Engagement Across SWPA Counties

CoHub is joining civic groups such as Rotary Clubs, Chambers of Commerce and other organizations to spread the word about the housing plan. Not only will this provide information, but it gives us a chance to hear from community members about the housing challenges they face and what they would like to see.

Dedicated Technical Assistance for Housing Projects

CoHub is also developing a dedicated technical assistance track for housing projects. The intent is to move from education to hands-on support for specific projects, including pre-development analysis, financing structure, coordination across funding sources, navigation of state programs, and connection to experienced practitioners from elsewhere in the Commonwealth and beyond.

Taken together, these three components — a regional webinar to orient the field, education and investigation, and project-level technical assistance to help efforts move forward — are intended to function as a continuum rather than as stand-alone events.


Looking Ahead

The Pennsylvania Housing Action Plan is a significant step. It is also, by its own design, a ten-year framework rather than a finished program. How well it ultimately serves southwestern Pennsylvania will depend as much on what communities, counties, and regional partners do in the coming months as on what the Commonwealth does in Harrisburg.

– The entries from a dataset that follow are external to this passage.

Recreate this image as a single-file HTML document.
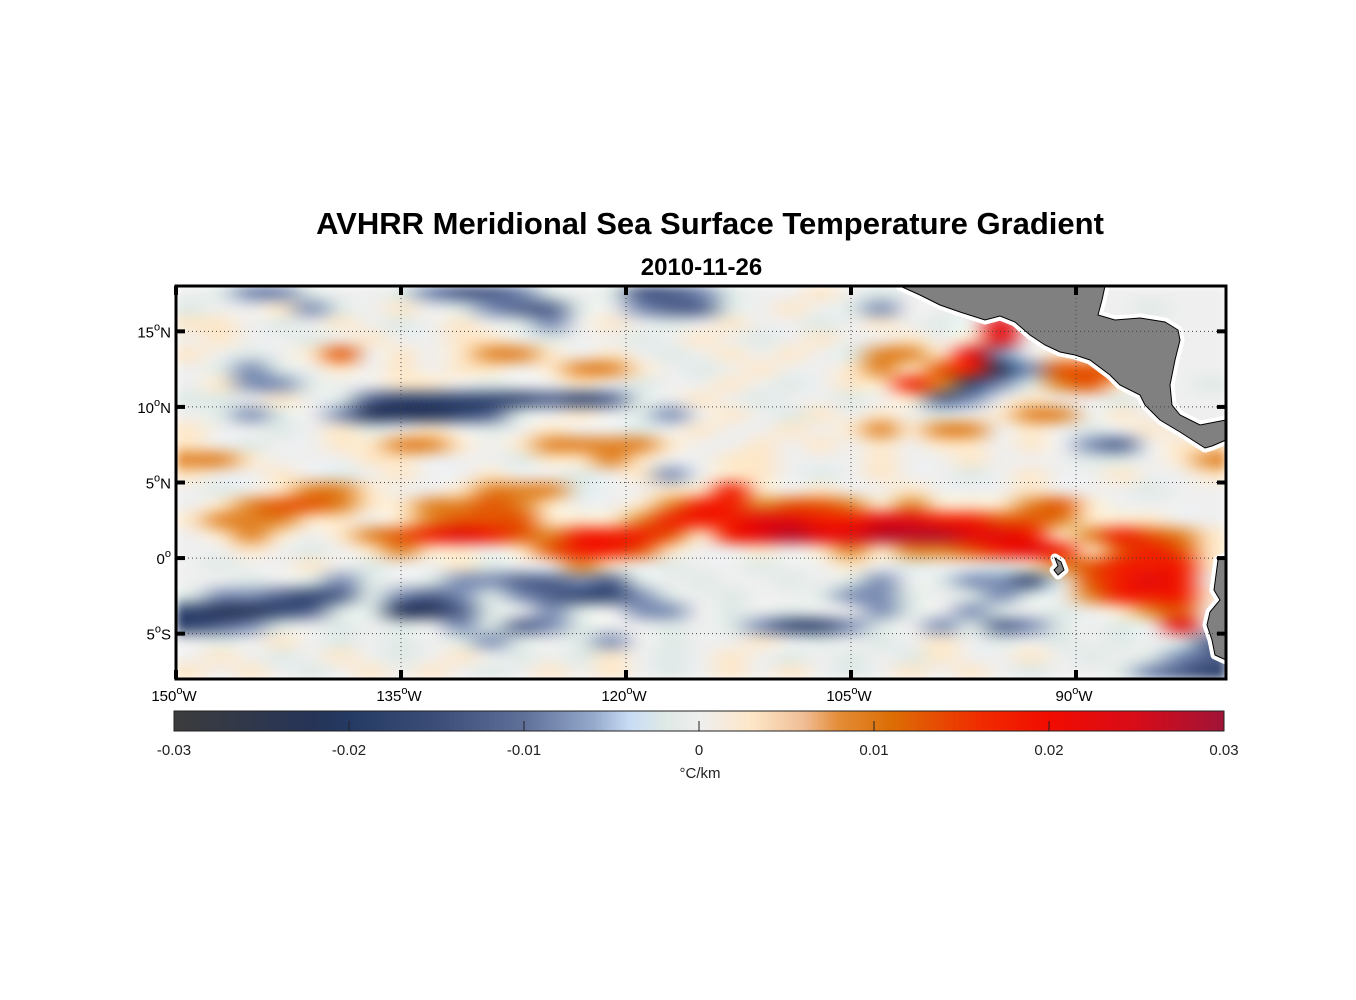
<!DOCTYPE html>
<html><head><meta charset="utf-8">
<style>
html,body{margin:0;padding:0;background:#fff;}
body{width:1356px;height:1000px;position:relative;overflow:hidden;font-family:"Liberation Sans",Arial,sans-serif;}
.t{position:absolute;white-space:nowrap;color:#000;}
</style></head><body>
<div class="t" style="left:0;width:1420px;text-align:center;top:206px;font-size:31px;font-weight:bold;">AVHRR Meridional Sea Surface Temperature Gradient</div>
<div class="t" style="left:0;width:1403px;text-align:center;top:254px;font-size:24px;font-weight:bold;">2010-11-26</div>
<canvas id="map" width="1356" height="1000" style="position:absolute;left:0;top:0;"></canvas>
<svg id="ov" width="1356" height="1000" style="position:absolute;left:0;top:0;" font-family="Liberation Sans, Arial, sans-serif"></svg>
<script>
const lonTicks=[-150,-135,-120,-105,-90];
const lonLabels=["150","135","120","105","90"];
const latTicks=[15,10,5,0,-5];
const latLabels=["15","10","5","0","5"];
const latSuffix=["N","N","N","",'S'];
const cbTicks=[-0.03,-0.02,-0.01,0,0.01,0.02,0.03];
const cbLabels=["-0.03","-0.02","-0.01","0","0.01","0.02","0.03"];
const lonStart=-150, lonStep=2, latTop=18, latStep=1;
const codeValues=[-0.03,-0.022,-0.017,-0.012,-0.008,-0.002,0,0.003,0.009,0.013,0.018,0.023,0.028];
const gridRows=[
"gfeefggfeddefgfddefgghgfggggggggggg",
"fgghefghgfeddfgeddfghgfeggggggggfgg",
"hhgfghgfghgfeghgfghggfghgfglggggggg",
"ghggfghgghhgfggfghgfghgghghlggggggg",
"hgfghjghghiihghgfghghgfiihleghggggg",
"gfefghghghhghiihgfghgghihjkbejjjggg",
"gheefgghhgfgghgfgghgfghhkicefijhggf",
"ffghgfdcccccdcdfghgfggfghdeghggfggg",
"gfefgebbbcdfghgfeghgfhghgfghiighggg",
"hggfghfghgfghggfghgghghihiighgfghgg",
"hgfgghhiihghiiiihgghghghghhghgedghh",
"iihggghhgggfhhihgghhggghgghgggffghi",
"hgghgfghgghggfgheghhgfghggfghgghggh",
"gfghiihgghiiifgghhkhghgghggghgggfgg",
"ghijjihhiijihgghikkijjihihhhijhgggg",
"hiiihhghijjjhhhikkkllkkllkkjjihhhgg",
"ghihghijklkjikkkjhklmllmmmllkhikjih",
"gghgfghihhghjkkjhgghghihiijklkhjkjh",
"gfgghgfgghfggihgfggfgghgfggfhijkkkh",
"ggfgfefgfeeddedfgfggfgfegfeecfjklkg",
"feedcdfedefedccefgfggfeefgfefgikkkh",
"cbbcdffbbdfgefgeegfgfggefgefgfghijg",
"cdefgfgfgefdefggfgfeccefgefdefgfglg",
"gfghgfgfgfefgfegfgghgfgfghgfgfgfgfd",
"ghgfghgfghgfgfhgfghgfgfgfhgghgfgfed",
"hghgfghghgfghghgfghghgfghghgfggfedc"
];
const X0=176,X1=1226,Y0=286,Y1=679,LON0=-150,LON1=-80,LAT0=18,LAT1=-8;
function xS(lon){return X0+(lon-LON0)/(LON1-LON0)*(X1-X0);}
function yS(lat){return Y0+(LAT0-lat)/(LAT0-LAT1)*(Y1-Y0);}
const stops=[[-0.03,[60,60,60]],[-0.022,[38,52,88]],[-0.02,[36,58,99]],[-0.015,[60,78,120]],[-0.01,[95,112,153]],[-0.006,[150,170,205]],[-0.004,[200,220,245]],[-0.002,[222,233,230]],[0,[239,239,239]],[0.003,[253,231,200]],[0.006,[240,190,150]],[0.008,[228,140,55]],[0.011,[220,110,5]],[0.016,[240,45,0]],[0.02,[242,12,0]],[0.025,[215,12,25]],[0.03,[160,20,55]]];
function col(v){v=Math.max(-0.03,Math.min(0.03,v));for(let i=1;i<stops.length;i++){if(v<=stops[i][0]){const a=stops[i-1],b=stops[i],t=(v-a[0])/(b[0]-a[0]);return a[1].map((c,k)=>Math.round(c+(b[1][k]-c)*t));}}return stops[stops.length-1][1];}
const cv=document.getElementById('map'),ctx=cv.getContext('2d');
const nR=gridRows.length,nC=gridRows[0].length;
const off=document.createElement('canvas');off.width=nC;off.height=nR;
const oc=off.getContext('2d');const img=oc.createImageData(nC,nR);
for(let r=0;r<nR;r++)for(let c=0;c<nC;c++){const v=codeValues[gridRows[r].charCodeAt(c)-97];const rgb=col(v);const p=(r*nC+c)*4;img.data[p]=rgb[0];img.data[p+1]=rgb[1];img.data[p+2]=rgb[2];img.data[p+3]=255;}
oc.putImageData(img,0,0);
ctx.imageSmoothingEnabled=true;ctx.imageSmoothingQuality='high';
ctx.save();ctx.beginPath();ctx.rect(X0,Y0,X1-X0,Y1-Y0);ctx.clip();
const gx0=xS(lonStart),gy0=yS(latTop),gx1=xS(lonStart+nC*lonStep),gy1=yS(latTop-nR*latStep);
const cw=(gx1-gx0)/nC,ch=(gy1-gy0)/nR;
ctx.filter='blur(5px)';
ctx.drawImage(off,-0.5,-0.5,nC+1,nR+1,gx0-cw*0.5,gy0-ch*0.5,(gx1-gx0)+cw,(gy1-gy0)+ch);
ctx.filter='none';
ctx.restore();
const CB0=174,CB1=1224,CBY=711,CBH=20;
function cbX(v){return CB0+(v+0.03)/0.06*(CB1-CB0);}
for(let x=CB0;x<CB1;x++){const v=-0.03+(x-CB0+0.5)/(CB1-CB0)*0.06;const rgb=col(v);ctx.fillStyle='rgb('+rgb.join(',')+')';ctx.fillRect(x,CBY,1,CBH);}
const NS='http://www.w3.org/2000/svg';const ov=document.getElementById('ov');
function mk(tag,attrs,parent){const e=document.createElementNS(NS,tag);for(const k in attrs)e.setAttribute(k,attrs[k]);(parent||ov).appendChild(e);return e;}
const landG=mk('g',{});


const ca="900,286 1105,286 1102,300 1098,315 1115,320 1140,318 1165,322 1178,330 1180,340 1175,360 1170,385 1172,405 1180,415 1200,425 1226,420 1226,440 1212,446 1205,448 1180,432 1160,420 1145,405 1140,395 1120,385 1110,375 1090,360 1075,355 1060,352 1045,345 1030,335 1015,322 1000,316 985,320 960,312 940,305 920,295";
const sa="1226,557 1218,560 1216,575 1214,590 1220,600 1210,612 1207,625 1212,640 1215,655 1226,660";
const gal="1055,558 1061,562 1064,570 1058,575 1054,570 1058,566";
[ca,sa,gal].forEach(p=>{mk('polygon',{points:p,fill:'#fff',stroke:'#fff','stroke-width':9,'stroke-linejoin':'round'},landG);});
const nm=['central-america-land','south-america-land','galapagos-land'];
[ca,sa,gal].forEach((p,i)=>{const e=mk('polygon',{points:p,fill:'#808080',stroke:'#000','stroke-width':1},landG);

});
mk('rect',{x:X1+1.5,y:Y0-5,width:10,height:Y1-Y0+10,fill:'#fff'});
lonTicks.forEach((lon,i)=>{const x=xS(lon);if(i>0){const l=mk('line',{x1:x,y1:Y0,x2:x,y2:Y1,stroke:'#444','stroke-width':1,'stroke-dasharray':'1,3'});

}
mk('line',{x1:x,y1:Y0,x2:x,y2:Y0+9,stroke:'#000','stroke-width':4});mk('line',{x1:x,y1:Y1,x2:x,y2:Y1-9,stroke:'#000','stroke-width':4});
const t=mk('text',{x:x-2,y:Y1+22,'text-anchor':'middle','font-size':15});t.innerHTML=lonLabels[i]+'<tspan dy="-7" font-size="11">o</tspan><tspan dy="7">W</tspan>';

});
latTicks.forEach((lat,i)=>{const y=yS(lat);const l=mk('line',{x1:X0,y1:y,x2:X1,y2:y,stroke:'#444','stroke-width':1,'stroke-dasharray':'1,3'});


mk('line',{x1:X0,y1:y,x2:X0+9,y2:y,stroke:'#000','stroke-width':4});mk('line',{x1:X1,y1:y,x2:X1-9,y2:y,stroke:'#000','stroke-width':4});
const t=mk('text',{x:X0-5,y:y+6,'text-anchor':'end','font-size':15});t.innerHTML=latLabels[i]+'<tspan dy="-7" font-size="11">o</tspan><tspan dy="7">'+latSuffix[i]+'</tspan>';

});
const fr=mk('rect',{x:X0,y:Y0,width:X1-X0,height:Y1-Y0,fill:'none',stroke:'#000','stroke-width':3});


const cbr=mk('rect',{x:CB0,y:CBY,width:CB1-CB0,height:CBH,fill:'none',stroke:'#222','stroke-width':1});


cbTicks.forEach((v,i)=>{const x=cbX(v);mk('line',{x1:x,y1:CBY+CBH,x2:x,y2:CBY+CBH-10,stroke:'#222','stroke-width':1});
const t=mk('text',{x:x,y:CBY+CBH+24,'text-anchor':'middle','font-size':15,fill:'#222'});t.textContent=cbLabels[i];

});
const u=mk('text',{x:700,y:778,'text-anchor':'middle','font-size':15,fill:'#222'});u.textContent='°C/km';


</script>
</body></html>
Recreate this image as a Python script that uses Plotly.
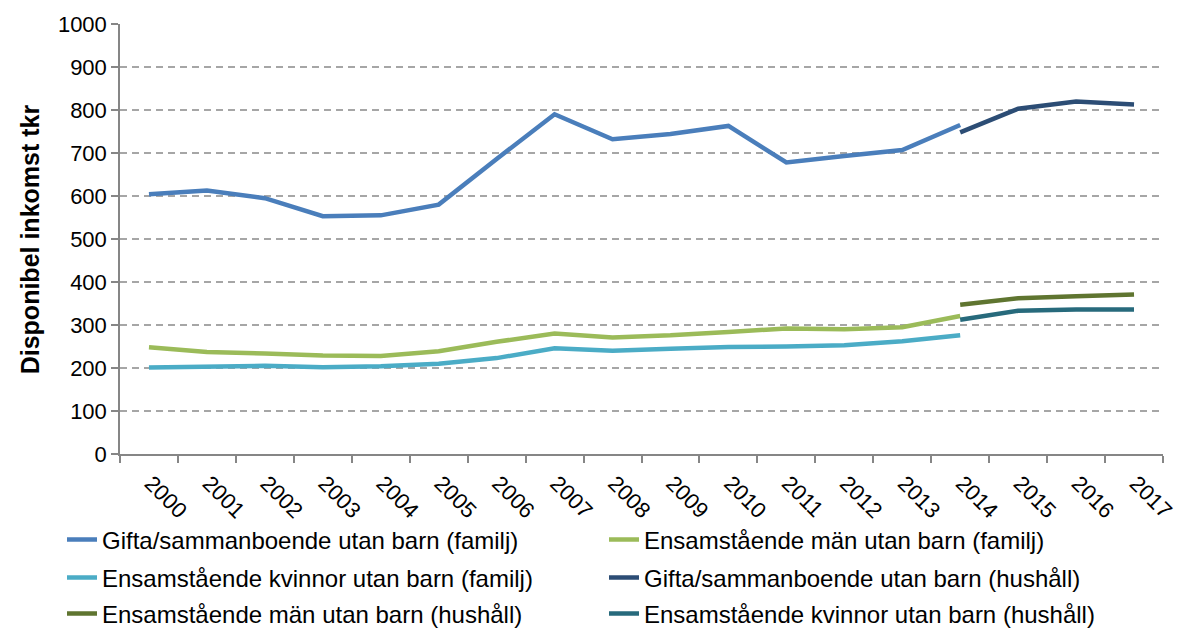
import plotly.graph_objects as go

years = [str(y) for y in range(2000, 2018)]

# familj series 2000-2014, hushåll series 2014-2017
gifta_familj = [604, 613, 595, 553, 555, 580, 686, 790, 732, 744, 763, 678, 693, 707, 765]
man_familj = [248, 237, 234, 229, 228, 239, 261, 280, 271, 276, 284, 292, 290, 295, 321]
kvinnor_familj = [201, 202, 205, 202, 204, 210, 223, 246, 240, 245, 249, 250, 253, 262, 276]
gifta_hushall = [748, 803, 820, 813]
man_hushall = [347, 362, 367, 371]
kvinnor_hushall = [312, 333, 336, 336]

yrs_familj = years[:15]
yrs_hushall = years[14:]

FONT = "Arial, Liberation Sans, sans-serif"

series = [
    ("Gifta/sammanboende utan barn (familj)", yrs_familj, gifta_familj, "#4A7EBB"),
    ("Ensamstående män utan barn (familj)", yrs_familj, man_familj, "#9BBB59"),
    ("Ensamstående kvinnor utan barn (familj)", yrs_familj, kvinnor_familj, "#4BACC6"),
    ("Gifta/sammanboende utan barn (hushåll)", yrs_hushall, gifta_hushall, "#2C4D75"),
    ("Ensamstående män utan barn (hushåll)", yrs_hushall, man_hushall, "#5F7530"),
    ("Ensamstående kvinnor utan barn (hushåll)", yrs_hushall, kvinnor_hushall, "#276A7C"),
]

# page body has an 8px margin, so the figure is 8px smaller than the window
W, H = 1179, 621

# one legend box per entry: two columns, three rows (figure pixels)
leg_x = [54, 596]
leg_y = [532, 570, 606]

fig = go.Figure()
legends = {}
for i, (name, xs, ys, col) in enumerate(series):
    key = f"legend{i + 2}"
    fig.add_trace(go.Scatter(
        x=xs, y=ys, name=name, mode="lines",
        line=dict(color=col, width=4.5),
        legend=key,
    ))
    legends[key] = dict(
        orientation="h", xref="container", yref="container",
        x=leg_x[i % 2] / W, y=1 - leg_y[i // 2] / H,
        xanchor="left", yanchor="middle",
        font=dict(family=FONT, size=24, color="#000000"),
        bgcolor="rgba(0,0,0,0)",
    )

fig.update_layout(
    width=W, height=H,
    margin=dict(l=112, r=24, t=16, b=175, autoexpand=False),
    paper_bgcolor="white", plot_bgcolor="white",
    font=dict(family=FONT, size=22, color="#000000"),
    xaxis=dict(
        type="category", categoryorder="array", categoryarray=years,
        range=[-0.5, 17.5],
        showline=True, linecolor="#868686", linewidth=1.5,
        ticks="outside", tickson="boundaries", ticklen=7, tickcolor="#868686", tickwidth=1.5,
        tickangle=45, ticklabelshift=2, ticklabelstandoff=6,
        showgrid=False, automargin=False,
        tickfont=dict(family=FONT, size=22, color="#000000"),
    ),
    yaxis=dict(
        range=[0, 1000], dtick=100,
        showline=True, linecolor="#868686", linewidth=1.5,
        ticks="outside", ticklen=7, tickcolor="#868686", tickwidth=1.5,
        showgrid=True, gridcolor="#A6A6A6", gridwidth=1.5, griddash="7px,5px",
        zeroline=False, automargin=False,
        tickfont=dict(family=FONT, size=22, color="#000000"),
    ),
    annotations=[dict(
        text="<b>Disponibel inkomst tkr</b>", textangle=-90,
        xref="paper", yref="paper", x=-0.086, y=0.5,
        xanchor="center", yanchor="middle", showarrow=False,
        font=dict(family=FONT, size=25, color="#000000"),
    )],
    **legends,
)

fig.write_html("out.html")
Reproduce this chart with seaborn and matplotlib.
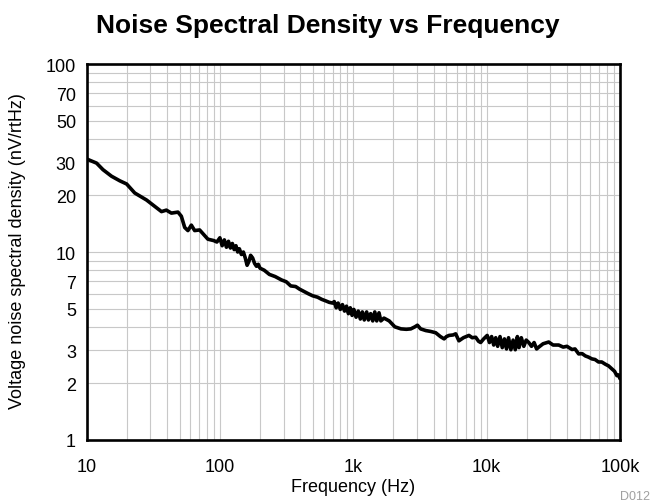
import matplotlib
matplotlib.use("Agg")
import matplotlib.pyplot as plt
import seaborn as sns
import pandas as pd
import numpy as np
from matplotlib.ticker import FixedLocator, NullFormatter, LogLocator

# ---- data ----
freq_hz = [
    10, 10.3, 11.9, 13.3, 15.4, 17.8, 20, 23, 28.2, 36.5, 39.7, 43.3, 48.5, 51.4,
    54.5, 57.6, 61.1, 64.7, 70.5, 81.3, 90,
    95, 100, 104, 108, 112, 116, 120, 124, 128, 132, 136, 140, 145, 150, 155,
    160, 165, 170, 176, 182, 188, 194, 200,
    215, 235, 260, 290, 314, 340, 370, 395, 430, 460, 496, 540, 580, 620, 660, 700,
    720, 745, 770, 800, 830, 860, 890, 920, 950, 980, 1010, 1050, 1090, 1130,
    1170, 1210, 1260, 1300, 1350, 1400, 1450, 1500, 1560, 1610,
    1700, 1860, 2050, 2280, 2500, 2700, 2900, 3030, 3200, 3500, 3800, 4150,
    4500, 4800, 5000, 5230, 5600, 5860, 6200, 6700, 7370, 7800, 8280, 8700,
    9020, 9500,
    10100, 10500, 10900, 11300, 11700, 12100, 12600, 13100, 13600, 14100,
    14600, 15200, 15800, 16400, 17000, 17500, 18200, 19000, 19800, 20700,
    21700, 22700, 23700, 24600,
    26500, 29200, 31500, 34700, 37500, 40000, 43700, 46000, 49000, 52000,
    55000, 58000, 61600, 65000, 69000, 73000, 77600, 82000, 87000, 91000,
    94800, 97500, 100000,
]
noise_nv_rthz = [
    31.2, 31.0, 29.7, 27.4, 25.3, 23.9, 23.0, 20.6, 18.9, 16.4, 16.7, 16.1, 16.3, 15.5,
    13.5, 13.0, 13.9, 13.0, 13.1, 11.7, 11.5,
    11.3, 11.9, 10.8, 11.6, 10.6, 11.4, 10.5, 11.1, 10.3, 10.8, 10.0, 10.4, 9.7, 10.0, 9.3,
    8.5, 8.9, 9.6, 9.3, 8.7, 8.4, 8.6, 8.2,
    8.0, 7.6, 7.4, 7.1, 6.95, 6.6, 6.55, 6.35, 6.15, 6.0, 5.85, 5.75, 5.6, 5.5, 5.4, 5.35,
    5.45, 5.05, 5.35, 4.95, 5.25, 4.85, 5.15, 4.7, 5.05, 4.6, 4.95, 4.5, 4.85, 4.4,
    4.8, 4.35, 4.8, 4.35, 4.7, 4.3, 4.8, 4.3, 4.75, 4.3,
    4.45, 4.3, 4.0, 3.9, 3.88, 3.9, 4.0, 4.08, 3.9, 3.82, 3.78, 3.72,
    3.55, 3.45, 3.55, 3.6, 3.62, 3.67, 3.37, 3.5, 3.6, 3.5, 3.52, 3.35,
    3.3, 3.45,
    3.6, 3.3, 3.55, 3.2, 3.5, 3.15, 3.55, 3.1, 3.45, 3.05,
    3.5, 3.02, 3.4, 3.02, 3.55, 3.1, 3.5, 3.15, 3.4, 3.3,
    3.15, 3.3, 3.05, 3.12,
    3.25, 3.32, 3.2, 3.2, 3.12, 3.15, 3.03, 3.05, 2.87, 2.88,
    2.8, 2.76, 2.7, 2.68, 2.6, 2.6, 2.53, 2.48, 2.39, 2.32,
    2.2, 2.22, 2.12,
]
x_ticks = [10, 100, 1000, 10000, 100000]
x_tick_labels = ["10", "100", "1k", "10k", "100k"]
y_ticks = [1, 2, 3, 5, 7, 10, 20, 30, 50, 70, 100]
y_tick_labels = ["1", "2", "3", "5", "7", "10", "20", "30", "50", "70", "100"]

df = pd.DataFrame({"Frequency (Hz)": freq_hz, "NSD": noise_nv_rthz})

sns.set_style("white")
plt.rcParams["font.family"] = ["Liberation Sans", "DejaVu Sans"]

fig = plt.figure(figsize=(6.54, 5.02), dpi=100)
ax = fig.add_axes([86.5 / 654, 1 - 441 / 502, (620 - 86.5) / 654, (441 - 65) / 502])

sns.lineplot(data=df, x="Frequency (Hz)", y="NSD", sort=False, color="black",
             linewidth=2.6, ax=ax)

ax.set_xscale("log")
ax.set_yscale("log")
ax.set_xlim(10, 100000)
ax.set_ylim(1, 100)

ax.xaxis.set_major_locator(FixedLocator(x_ticks))
ax.set_xticklabels(x_tick_labels)
ax.xaxis.set_minor_locator(LogLocator(base=10, subs=np.arange(2, 10)))
ax.xaxis.set_minor_formatter(NullFormatter())
ax.yaxis.set_major_locator(FixedLocator(y_ticks))
ax.set_yticklabels(y_tick_labels)
ax.yaxis.set_minor_locator(LogLocator(base=10, subs=np.arange(2, 10)))
ax.yaxis.set_minor_formatter(NullFormatter())

ax.grid(True, which="both", color="#c8c8c8", linewidth=0.8)
ax.set_axisbelow(True)
ax.tick_params(axis="both", which="both", length=0, labelsize=13, colors="black")
ax.tick_params(axis="x", pad=13)
ax.tick_params(axis="y", pad=7.6)

for s in ax.spines.values():
    s.set_color("black")
    s.set_linewidth(1.9)
    s.set_visible(True)

ax.set_xlabel("Frequency (Hz)", fontsize=13, color="black")
ax.xaxis.set_label_coords(0.499, -0.101)
ax.set_ylabel("Voltage noise spectral density (nV/rtHz)", fontsize=13, color="black")
ax.yaxis.set_label_coords(-0.113, 0.505)

fig.text(327.5 / 654, 1 - 33.3 / 502, "Noise Spectral Density vs Frequency",
         ha="center", va="baseline", fontsize=19, fontweight="bold", color="black")
fig.text(650 / 654, 1.5 / 502, "D012", ha="right", va="baseline",
         fontsize=9, color="#a0a0a0")

fig.savefig("out.png", dpi=100)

CoHub's position is that this is a moment to meet the plan’s direction with matching local effort: to look hard at the specific downtown buildings, underused lots, and small-scale projects that could be early demonstrations of the plan’s stated preferences; to bring municipal, private, and state actors into the same room; and to ensure that when funding and policy tools come online, Southwestern Pennsylvania has candidate projects ready to make use of them.